Inside Of The Abandoned Dramatic Dunnottar Castle

Is there another castle in Scotland that can compete with Dunnottar’s majesty and allure? Not only is Dunnottar one of the most beautiful medieval fortifications in Britain, but it is also the location of some of the most exciting and dramatic events in British history. The fortress is situated on a spectacular promontory, and it is flanked on all three sides by very steep cliffs.

It has been torched, rebuilt, and torched once more over the course of several turbulent centuries. It has been the subject of sieges, been frequented by saints and queens, and served as the stage for exciting escapes. In the course of Scotland’s history, it has served as a religious community, a stronghold, and a dreadful jail. Additionally, it was the setting for one of the most well-known events in Scottish history.

There may have been prehistoric settlements in Dunnottar, but the first historical record dates back to the 5th century when the tireless Celtic saint Ninian founded a church on the Rock of Dunnottar. This church is considered to be one of the earliest Christian sites in Pictland.

Ninian’s church was only one of several that Scotland’s first saint constructed across the kingdom in an effort to promote Christianity throughout the northern regions. Ninian is considered to be the patron saint of Scotland. The church that Ninian built was a straightforward construction made of timber and wattle and daub. It also had outbuildings made of timber and thatch.

As time went on, a Pictish fort and a small hamlet were built on top of the early Christian center that had been established at Dunnottar. In the latter half of the 9th century, Monarch Donald II attempted to repel an invasion by the Vikings by defending the fort; however, his efforts were futile, and the king ultimately perished in the conflict.

The stronghold was reconstructed, not with stone but with earth and timber instead. On top of the Rock, in 1276, a brand new stone church built in the Norman style was dedicated for the purpose of worship. Most likely, this church was built on the location of Ninian’s chapel.

The Viking invasion was not the first instance of violence to occur in Dunnottar; it was just the beginning. When Edward I staked his claim to the throne of Scotland, Dunnottar was once again used as a pawn in the game of kings.

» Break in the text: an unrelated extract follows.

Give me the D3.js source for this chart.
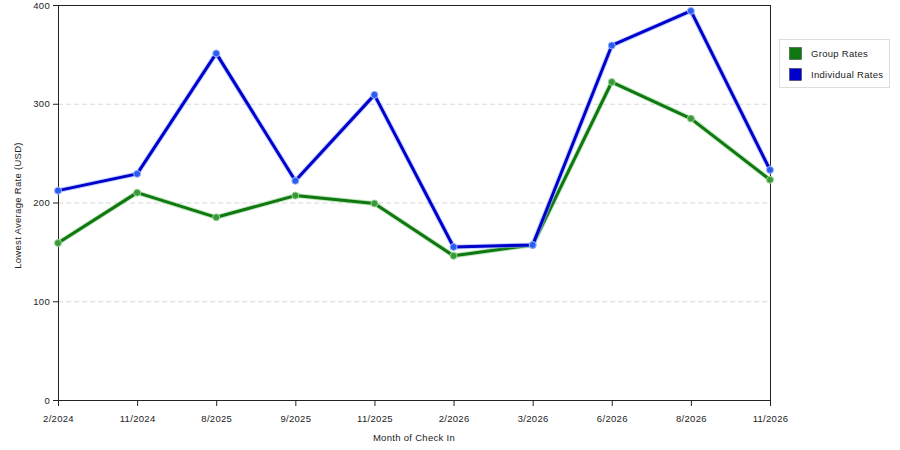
<!DOCTYPE html>
<html>
<head>
<meta charset="utf-8">
<script src="https://cdn.jsdelivr.net/npm/d3@7"></script>
<style>
  body { margin: 0; background: #fff; }
  svg { display: block; font-family: "Liberation Sans", Arial, sans-serif; letter-spacing: 0.3px; }
  .axis text { font-size: 9.5px; fill: #222; }
  .axis path, .axis line { stroke: #222; }
</style>
</head>
<body>
<svg width="900" height="450"></svg>
<script>
var months = ["2/2024", "11/2024", "8/2025", "9/2025", "11/2025", "2/2026", "3/2026", "6/2026", "8/2026", "11/2026"];
var groupRates = [159, 210, 185, 207, 199, 146, 157, 322, 285, 223];
var individualRates = [212, 229, 351, 222, 309, 155, 157, 359, 394, 233];
var yTicks = [0, 100, 200, 300, 400];
var seriesNames = ["Group Rates", "Individual Rates"];

(function(){
    var svg = d3.select("svg"),
        margin = {top: 5, right: 130, bottom: 50, left: 58},
        width = 770 - margin.left,
        height = 400 - margin.top,
        g = svg.append("g").attr("transform", "translate(" + margin.left + "," + margin.top + ")");

    var series = [
        {name: seriesNames[0], values: groupRates, color: "#0f780f", halo: "#9ad69a", dot: "#3a9a3a"},
        {name: seriesNames[1], values: individualRates, color: "#0000cc", halo: "#9fb4ff", dot: "#2a5cf0"}
    ];

    var x = d3.scalePoint()
        .domain(months)
        .range([0, width]);

    var y = d3.scaleLinear()
        .domain([0, 400])
        .range([height, 0]);

    // grid lines
    g.selectAll(".grid")
        .data(yTicks.filter(function(d){ return d > 0 && d < 400; }))
        .enter().append("line")
        .attr("class", "grid")
        .attr("x1", 0).attr("x2", width)
        .attr("y1", function(d){ return y(d) + 0.5; })
        .attr("y2", function(d){ return y(d) + 0.5; })
        .attr("stroke", "#d8d8d8")
        .attr("stroke-dasharray", "5,3");

    // top and right border
    g.append("path")
        .attr("d", "M0,0.5H" + width + ".5V" + height)
        .attr("fill", "none")
        .attr("stroke", "#222")
        .attr("shape-rendering", "crispEdges");

    g.append("g")
        .attr("class", "axis axis--x")
        .attr("transform", "translate(0," + height + ")")
        .call(d3.axisBottom(x).tickSizeInner(6).tickSizeOuter(0).tickPadding(9));

    g.append("g")
        .attr("class", "axis axis--y")
        .call(d3.axisLeft(y).tickValues(yTicks).tickSizeInner(5).tickSizeOuter(0).tickPadding(3));

    var line = d3.line()
        .x(function(d, i){ return x(months[i]); })
        .y(function(d){ return y(d); });

    series.forEach(function(s){
        g.append("path")//光晕
            .datum(s.values)
            .attr("fill", "none")
            .attr("stroke", s.halo)
            .attr("stroke-opacity", 0.6)
            .attr("stroke-width", 5)
            .attr("stroke-linejoin", "round")
            .attr("d", line);

        g.append("path")
            .datum(s.values)
            .attr("fill", "none")
            .attr("stroke", s.color)
            .attr("stroke-width", 3)
            .attr("stroke-linejoin", "round")
            .attr("d", line);

        g.selectAll(".dot-" + s.name.charAt(0))
            .data(s.values)
            .enter().append("circle")
            .attr("cx", function(d, i){ return x(months[i]); })
            .attr("cy", function(d){ return y(d); })
            .attr("r", 3.5)
            .attr("fill", s.dot)
            .attr("stroke", s.halo)
            .attr("stroke-width", 1);
    });

    // axis titles
    svg.append("text")
        .attr("x", margin.left + width / 2)
        .attr("y", 441)
        .attr("text-anchor", "middle")
        .style("font-size", "9.5px")
        .attr("fill", "#222")
        .text("Month of Check In");

    svg.append("text")
        .attr("transform", "translate(21," + (margin.top + height / 2 + 3) + ") rotate(-90)")
        .attr("text-anchor", "middle")
        .style("font-size", "9.5px")
        .attr("fill", "#222")
        .text("Lowest Average Rate (USD)");

    // legend
    var legend = svg.append("g").attr("transform", "translate(779,39)");
    legend.append("rect")
        .attr("x", 0.5).attr("y", 0.5)
        .attr("width", 110).attr("height", 48)
        .attr("fill", "#fff")
        .attr("stroke", "#dddddd");

    series.forEach(function(s, i){
        legend.append("rect")
            .attr("x", 10.5).attr("y", 8.5 + i * 21)
            .attr("width", 12).attr("height", 12)
            .attr("fill", s.color)
            .attr("stroke", "#333")
            .attr("stroke-width", 0.5);
        legend.append("text")
            .attr("x", 32)
            .attr("y", 14.5 + i * 21)
            .attr("dy", ".35em")
            .style("font-size", "9.5px")
            .attr("fill", "#222")
            .text(s.name);
    });
}());
</script>
</body>
</html>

However, a Scottish force led by William Wallace was able to take control of the castle after English troops had conquered Dunnottar. The English sought shelter in the church, but Wallace set fire to the building while the men were still inside. He then proceeded to destroy the castle. There are still many windows from the 13th-century church that Wallace torched that have been preserved in the contemporary chapel remains.

In the year 1336, the English made their comeback; shortly after the death of Robert I, Edward Baliol staked a claim to the throne with the assistance of English soldiers. As soon as Edward took control of the castle, he began fortifying its defenses almost immediately. The Scots regained control of Dunnottar and destroyed the town by setting it ablaze once more.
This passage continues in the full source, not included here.